Feeling like I'm better off dead

A lot of the time I wish I could be reincarnated as someone without Asperger's. I hate how much it ruins and takes over my life. I hate that I can't make friends and go and hang out with others like other people because how people make friends is a mystery to me. I'm sure most people hate me and think I'm weird and don't want to be my friend anyways. I truly hate myself and think I'm better off dead. 

  • I always find that in dealing with Mental Health professionals, they always raise questions about feeling suicidal in relation to anxiety and depression.

    In some ways, I might say that I feel suicidal, but when I really analyse it I don't actually feel suicidal. I just want to get away from everything, from modern life, from people, from the stress and pressure of things. In that regard, what I actually feel like doing is running away from my life, finding a nice secluded place somewhere away from everyone and everything and to just enjoy the peace and quiet of such a life.

    I think the feelings of wanting to escape can be conflated with the idea that this is the same thing as wanting to commit suicide. It's an easy and simple thing to do to link these things together because in a way it feels like it makes sense.

  • Really sorry to hear that you feel this way. As an adult in my 40s with autism (only diagnosed last year), I have felt suicidal at several times in my life. However, for me personally, the diagnosis has done one big thing - it has helped me to accept myself for who I am. Yes I am different from most people I know and I can be weird and awkward - but I am unique and have a special way of seeing the world. I am absolutely sure that most people don't hate you - probably some people that you meet find you interesting, funny, quirky - or whatever. Don't underestimate yourself. You don't have to be the same as everyone else to be likeable! Maybe try and think about things about yourself that you like. Do you have any interests or passions that you could pursue with other people? If you can accept yourself a bit more and give yourself less of a hard time, it might be easier to connect with other people. Some of whom will love spending time with you I'm sure. Good luck. 

  • Aw that's really lovely that you and your boyfriend are moving in together in a couple of months, it's good that he's supportive. How did you meet?

  • Hi Moolyhoops,

    I’m sorry you are going through such a tough time, but it’s good that you’ve let us know how you feel. It sounds like you have the support of your boyfriend and your move to look forward to which is great.  We hope you're ok, and just wanted to pass on the following information which may be useful to have to hand.

    If you are unable to cope it is very important to tell someone about your feelings or thoughts of suicide. Call your GP and make an urgent appointment. Your GP can make sure you get appropriate help and support.

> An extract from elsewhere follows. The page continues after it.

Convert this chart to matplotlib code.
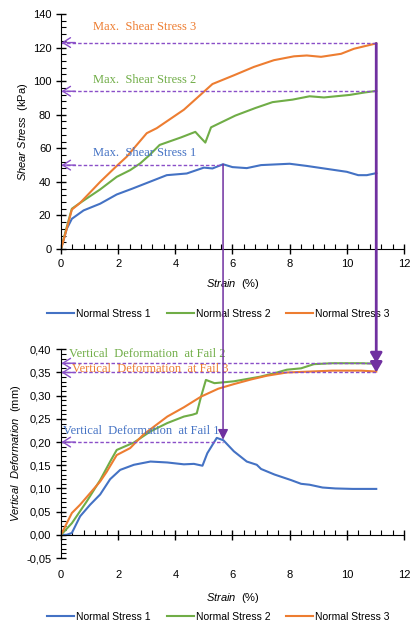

    If it’s outside your GP hours call  111 to reach the NHS 111 service:  http://www.nhs.uk/NHSEngland/AboutNHSservices/Emergencyandurgentcareservices/Pages/NHS-111.aspx

    Further to Creek's response, The Samaritans, who provide confidential, non-judgemental emotional support, 24 hours a day on 116 123,  can also be contacted by emal at jo@samaritans.org.

    MIND have information pages on coping with self harm or suicidal feelings based on the experiences of people who’ve been through it that you may find helpful.

    If you need help with an autism related issue, our helpline can be emailed via webform https://www.autism.org.uk/services/helplines/main/questions.aspx or they’re open Monday to Thursday 10am-4pm and Friday 9am-3pm on 0808 800 4104.

    Kind regards,

    Kerri-Mod

     

  • That's true the one thing I like is that I have a boyfriend I love and he loves me too. We're moving into our own house in a couple of months and it's really nice and it's in a quiet village which is a bonus. That's going to be my reason for living even if I don't like who I am at least I have someone who loves and supports me even if he doesn't always fully understand me.

  • A lot of the time I wish I could be reincarnated as someone without Asperger's.

    ...Aspergers is not the problem. Autism gives a different perpective upon 'life'. Find something unique about yourself, and that is a reason why you exist. That you exist, means that you have something unique.   The thing to do is to separate yourself from others who do not support whatever unique thing you have, and work upon strengthening that unique thing instead. Do not follow the Crowd if this makes you unhappy... It is perfectly possible to be (seem) alone and yet be happy. 

     A clue to finding out what the "unique thing" I am talking about is... whatever thing that makes you most Happy and/or always serves you True, in life.

    I cannot say more, for it is different to everyone... but pursue Truth and Happiness, and ignore everything opposing that. Good Luck.

  • You would NOT be better off dead! Please if you're thinking of acting on that then google your local mental health crisis team and contact them ASAP! I have Aspergers too and I can relate a lot to what you are saying about struggling with making friends. Is there any one particular incident that has set you off feeling like this?